### DIRECTION
Your task is to output the listing word for word, with pictures excluded.

### DATASET EXCERPT

- - - - - - -

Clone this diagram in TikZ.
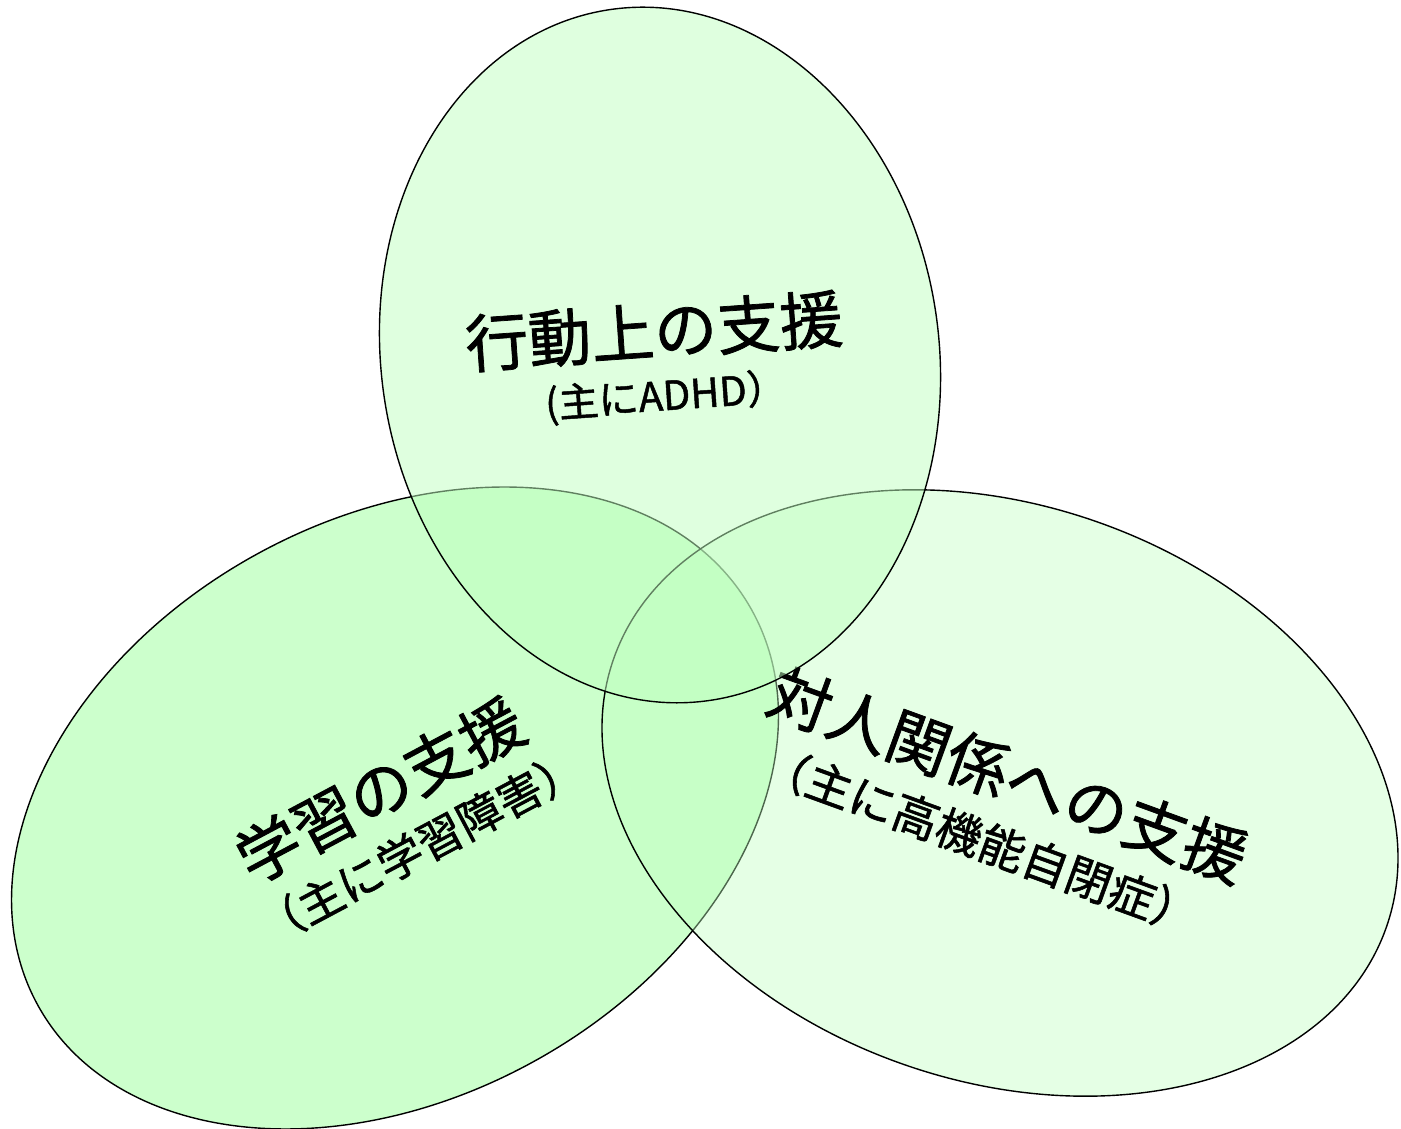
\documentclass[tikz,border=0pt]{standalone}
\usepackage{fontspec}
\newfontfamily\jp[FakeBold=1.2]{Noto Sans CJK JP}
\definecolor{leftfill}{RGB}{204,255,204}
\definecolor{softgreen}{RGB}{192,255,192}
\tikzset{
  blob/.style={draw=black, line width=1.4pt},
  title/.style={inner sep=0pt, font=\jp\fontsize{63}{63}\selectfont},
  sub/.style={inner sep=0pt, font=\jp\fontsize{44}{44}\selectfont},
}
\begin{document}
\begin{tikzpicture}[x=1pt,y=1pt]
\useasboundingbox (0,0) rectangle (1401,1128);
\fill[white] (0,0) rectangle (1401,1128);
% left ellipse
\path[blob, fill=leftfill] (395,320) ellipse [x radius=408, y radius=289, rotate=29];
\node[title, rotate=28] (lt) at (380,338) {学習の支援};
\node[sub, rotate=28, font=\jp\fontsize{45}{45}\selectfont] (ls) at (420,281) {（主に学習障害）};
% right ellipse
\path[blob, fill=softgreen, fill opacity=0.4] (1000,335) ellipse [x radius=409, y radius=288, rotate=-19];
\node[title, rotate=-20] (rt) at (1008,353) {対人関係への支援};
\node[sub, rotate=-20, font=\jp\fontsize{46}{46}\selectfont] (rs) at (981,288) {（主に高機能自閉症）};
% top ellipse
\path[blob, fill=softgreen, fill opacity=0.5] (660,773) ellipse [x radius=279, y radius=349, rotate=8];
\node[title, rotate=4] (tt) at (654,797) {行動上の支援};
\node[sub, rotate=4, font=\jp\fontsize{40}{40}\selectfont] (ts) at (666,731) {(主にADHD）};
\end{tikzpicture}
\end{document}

- - - - - - -

### SOLUTION TO THIS PROBLEM
Clone this diagram in TikZ.
\documentclass[tikz,border=0pt]{standalone}
\usepackage{fontspec}
\newfontfamily\jp[FakeBold=1.2]{Noto Sans CJK JP}
\definecolor{leftfill}{RGB}{204,255,204}
\definecolor{softgreen}{RGB}{192,255,192}
\tikzset{
  blob/.style={draw=black, line width=1.4pt},
  title/.style={inner sep=0pt, font=\jp\fontsize{63}{63}\selectfont},
  sub/.style={inner sep=0pt, font=\jp\fontsize{44}{44}\selectfont},
}
\begin{document}
\begin{tikzpicture}[x=1pt,y=1pt]
\useasboundingbox (0,0) rectangle (1401,1128);
\fill[white] (0,0) rectangle (1401,1128);
% left ellipse
\path[blob, fill=leftfill] (395,320) ellipse [x radius=408, y radius=289, rotate=29];
\node[title, rotate=28] (lt) at (380,338) {学習の支援};
\node[sub, rotate=28, font=\jp\fontsize{45}{45}\selectfont] (ls) at (420,281) {（主に学習障害）};
% right ellipse
\path[blob, fill=softgreen, fill opacity=0.4] (1000,335) ellipse [x radius=409, y radius=288, rotate=-19];
\node[title, rotate=-20] (rt) at (1008,353) {対人関係への支援};
\node[sub, rotate=-20, font=\jp\fontsize{46}{46}\selectfont] (rs) at (981,288) {（主に高機能自閉症）};
% top ellipse
\path[blob, fill=softgreen, fill opacity=0.5] (660,773) ellipse [x radius=279, y radius=349, rotate=8];
\node[title, rotate=4] (tt) at (654,797) {行動上の支援};
\node[sub, rotate=4, font=\jp\fontsize{40}{40}\selectfont] (ts) at (666,731) {(主にADHD）};
\end{tikzpicture}
\end{document}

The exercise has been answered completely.